Kamis, 25 Februari 2010

Soal Rumah Dinas TNI, Presiden Harus Angkat Bicara

Puluhan warga kompleks rumah dinas Kodam Jaya menggelar aksi jalan kaki di Jalan Otto Iskandar Dinata III, Cipinang Cempedak, Jakarta Timur, Senin (8/2/2010). Aksi ini sebagai reaksi atas rencana pengosongan paksa terhadap enam rumah dinas yang akan dilakukan oleh pihak TNI.

Rabu, 24 Februari 2010 13:58 WIB
JAKARTA, KOMPAS.com - Presiden Susilo Bambang Yudhoyono dinilai tidak bisa tinggal diam dengan maraknya persoalan seputar rumah dinas TNI. Presiden diminta untuk angkat bicara mengenai sengketa ini agar tidak menjadi berlarut-larut dan terus terjadi. Keluarga TNI bisa pecah. Ini bahaya, karena TNI ini adalah pilar bangsa.

Hal itu disampaikan oleh sejumlah purnawirawan dan putra-putri purnawirawan usai digelarnya sidang putusan kasus Komplek Kostrad, Kebayoran Lama, Rabu (24/2/2010), di Pengadilan Negeri Jakarta Pusat. Putusan ini akhirnya ditundak karena majelis hakim yang diketuai Jupriadi berhalangan hadir. "Kalau masalah rumah TNI ini sudah beragam komentar dari berbagai pihak. Tinggal Presiden yang belum. Saya yakin kalau dia bicara ini akan beres. Tetapi dia biarkan saja sehingga ini terus menggelinding," kata salah seorang purnawirawan yang menolak namanya disebutkan.

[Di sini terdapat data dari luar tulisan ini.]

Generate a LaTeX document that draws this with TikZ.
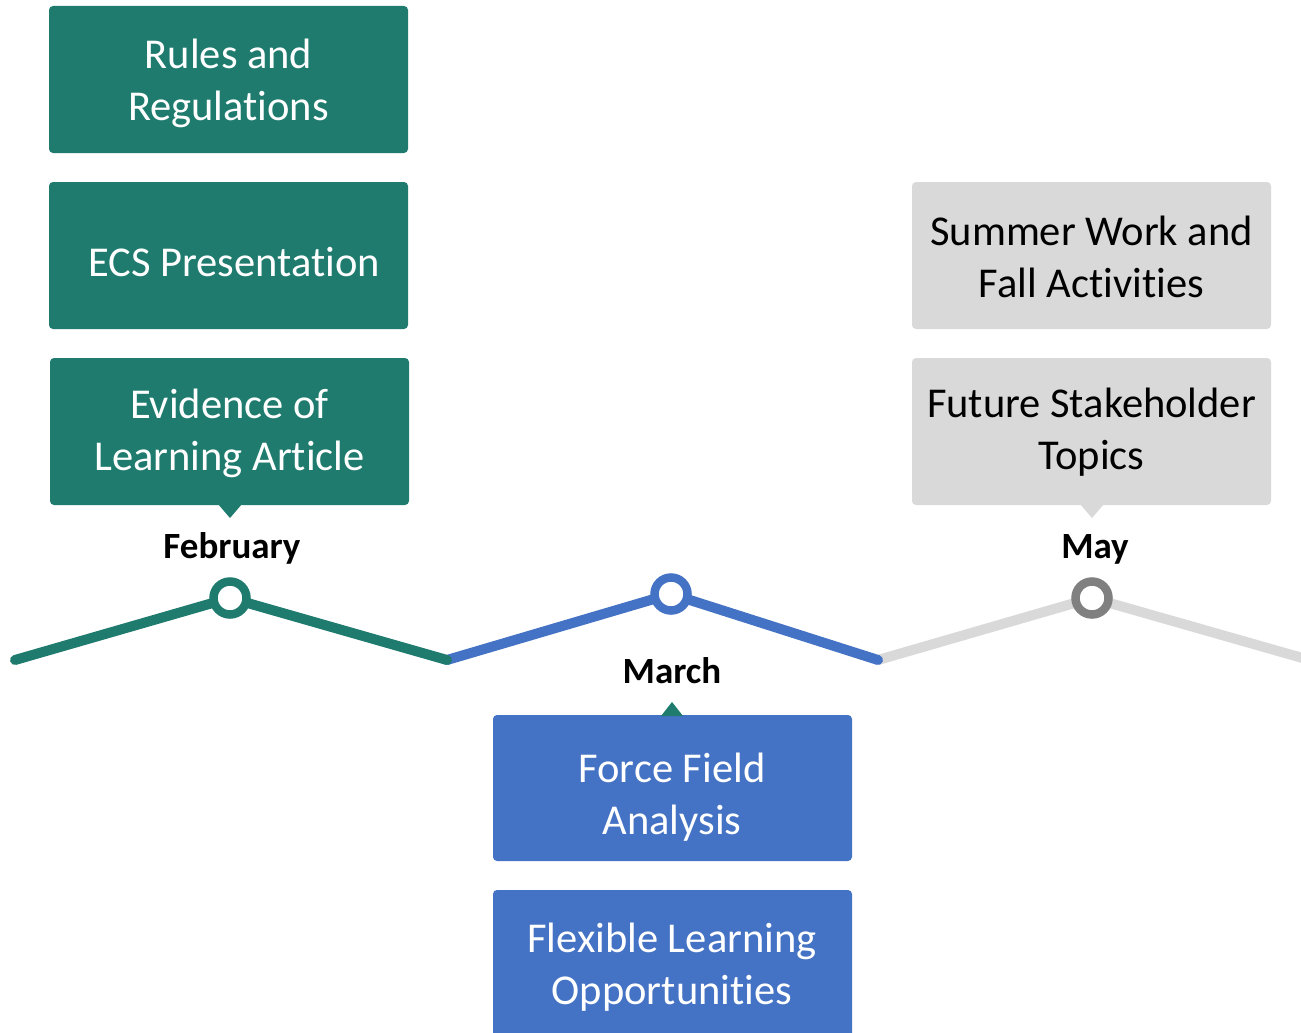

Dia mengatakan, Presiden sebagai pucuk pimpinan tertinggi TNI memiliki andil dan komando untuk menyelesaikan masalah rumah TNI secara menyeluruh. Presiden, sebutnya, harus memberikan penyelesaian konkret jangka panjang untuk mencegah persoalan ini berulang dari generasi ke generasi TNI. Dikhawatirkan, masalah ini akan bergulir menjadi efek domino. "Jika tidak ada solusi menyeluruh, ya terus-terusan akan begini. Dari yang masih aktif sekarang ini, ketika dia purnawirawan, ketemu lagi dengan masalah ini," tuturnya.

Dia juga mengingatkan akan adanya ancaman perpecahan besar di tubuh TNI jika isu rumah TNI ini tetap dilaksanakan dengan cara sepihak berupa perintah pengosongan. Konflik internal TNI ini bahkan bisa berujung pada disintegrasi bangsa. "Nanti bisa menjadi benturan-benturan membahayakan. Keluarga TNI bisa pecah. Ini bahaya, karena TNI ini adalah pilar bangsa," tegasnya.

Hal senada disampaikan oleh Didit, salah seorang warga perumahan TNI di Bulak Rantai, Condet, Jakarta Timur. Dia mengatakan, penanganan rumah dinas TNI kerap dilakukan tidak kooperatif terhadap para anak-anak purnawirawan TNI. Dia juga tidak mengelak bahwa kerap terjadi tindakan kekerasan pada saat eksekusi pengosongan. "Kami harap TNI betul-betul memerhatikan apa yang menjadi hak kami. Bukan hanya menyudutkan bahwa anak-anak purnawirawan yang tidak mau mengalah dengan TNI aktif," ujarnya.